After 20 minutes, one of the aircraft, carrying a computer that processed images from an onboard camera, zeroed in on the tarp and contacted the second plane, which flew nearby and used its own sensors to examine the colorful object. Then one of the aircraft signaled to an unmanned car on the ground so it could take a final, close-up look.
Target confirmed.
(Excerpt) Read more at washingtonpost.com ...
((wink))
Greeeeeeaaaattt..... < /s>
The plans for this technology are probably already on their way to China.
This is the kind of thinking you get when you inject political correctness into a war. It started with Vietnam, when some politico decided to overrule the generals who should be running the war and said we can no longer bomb Hanoi.

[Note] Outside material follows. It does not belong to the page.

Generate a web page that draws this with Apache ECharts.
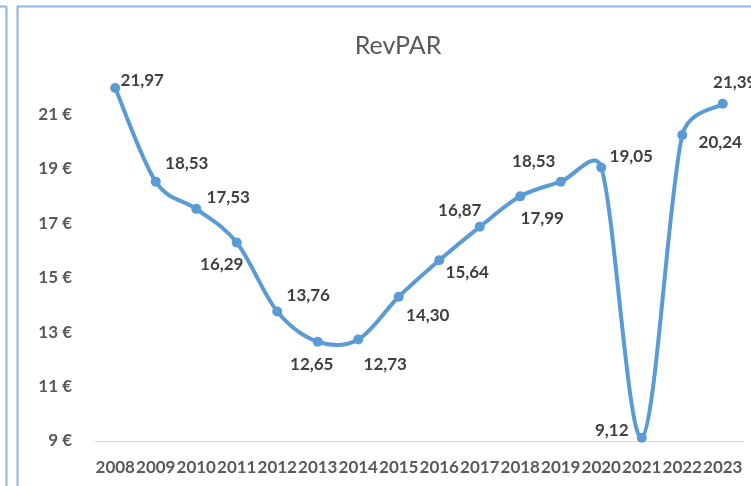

Sorry, Bucko, but war is hell on earth and the faster and more intense you make it so on your enemy, the sooner you both can return to a non-war status. Whether it's a Dr Spock type refusing to discipline a child or one of the children calling themselves a politician in DC who is trying to run a war they know nothing about, their actions ultimately make life worse.
Why can’t they work on something usefull like a AI vending machine that can tell when I’m thirsty/hungry...and come find me with a coke and a pack of M&M’s? LOL
2.A robot must obey any orders given to it by human beings, except where such orders would conflict with the First Law.
3.A robot must protect its own existence as long as such protection does not conflict with the First or Second Law.
Some of those surgical-style attacks are too precise to instil the additional fear of collateral damage to the enemy. The more they fear being attacked by us the better.
Ping.
No, it started earlier than Nam.
It started September 18, 1947 when the pc nuclear guilt folks turned the Department of WAR into the National Military Establishment (NME),
in preparation for downgrading to the Department of Defense (DoD,) in 1949.
Stinkin’ Parthian hoodlums. Probably smoked cigarettes and listened to loud music, too. Crassus was a good singer, though. It was said that he had a golden throat.
“This is the kind of thinking you get when you inject political correctness into a war. It started with Vietnam, when some politico decided to overrule the generals who should be running the war and said we can no longer bomb Hanoi. Sorry, Bucko, but war is hell on earth and the faster and more intense you make it so on your enemy, the sooner you both can return to a non-war status. Whether it’s a Dr Spock type refusing to discipline a child or one of the children calling themselves a politician in DC who is trying to run a war they know nothing about, their actions ultimately make life worse.”
You are absolutely correct!
You forgot the Zeroth Law: No robot can injure humanity, nor allow humanity to come to harm through its inaction.
Giskard.
Met him once, What a brain.
Note to self. Replace blue tarp covering boat with camo tarp.
This new micro-computer drone stuff may be -- in the right hands, with the right plans --- the remedy: by making weapons more precise in targeting, more discriminating in terms of shielding noncombatants, and more effective in obliterating the most important enemy military assets.
It seems to me that nothing was more indiscriminate that siege-warfare such as practiced against Jericho, Jerusalem, or any one of a thousand other places in the two millennia, say, between 600 BC and 1400 AD --- well before the advent of modern weapons of mass destruction. Starvation is a WMD. The subsequent cholera, typhoid and dysentery upon the weakened populations, are WMD. As are the finale, the coming of the siege engines and the tireless, merciless swords.
Surely it is more morally acceptable to go after identified enemy Mujahiddin armed to kill, than against the combatant's habibi and his baby. Antiseptic drone warfare? The more antiseptic, the better.
“It is well that war is so terrible, else we should grow too fond of it.”
R.E.Lee
That may be, to a person of noble spirit like Marse Robert, but I fear that men of more depraved character are excited by personally shooting and killing, and mutilating bodies afterward. As well, some atrocities are perperated even by normal, decent men in the grip of extended fear, anger, and physical and emotional exhaustion. The less we put our own good men into hellish situations like that, the better. I speak as the mother of a Marine Iraq veteran.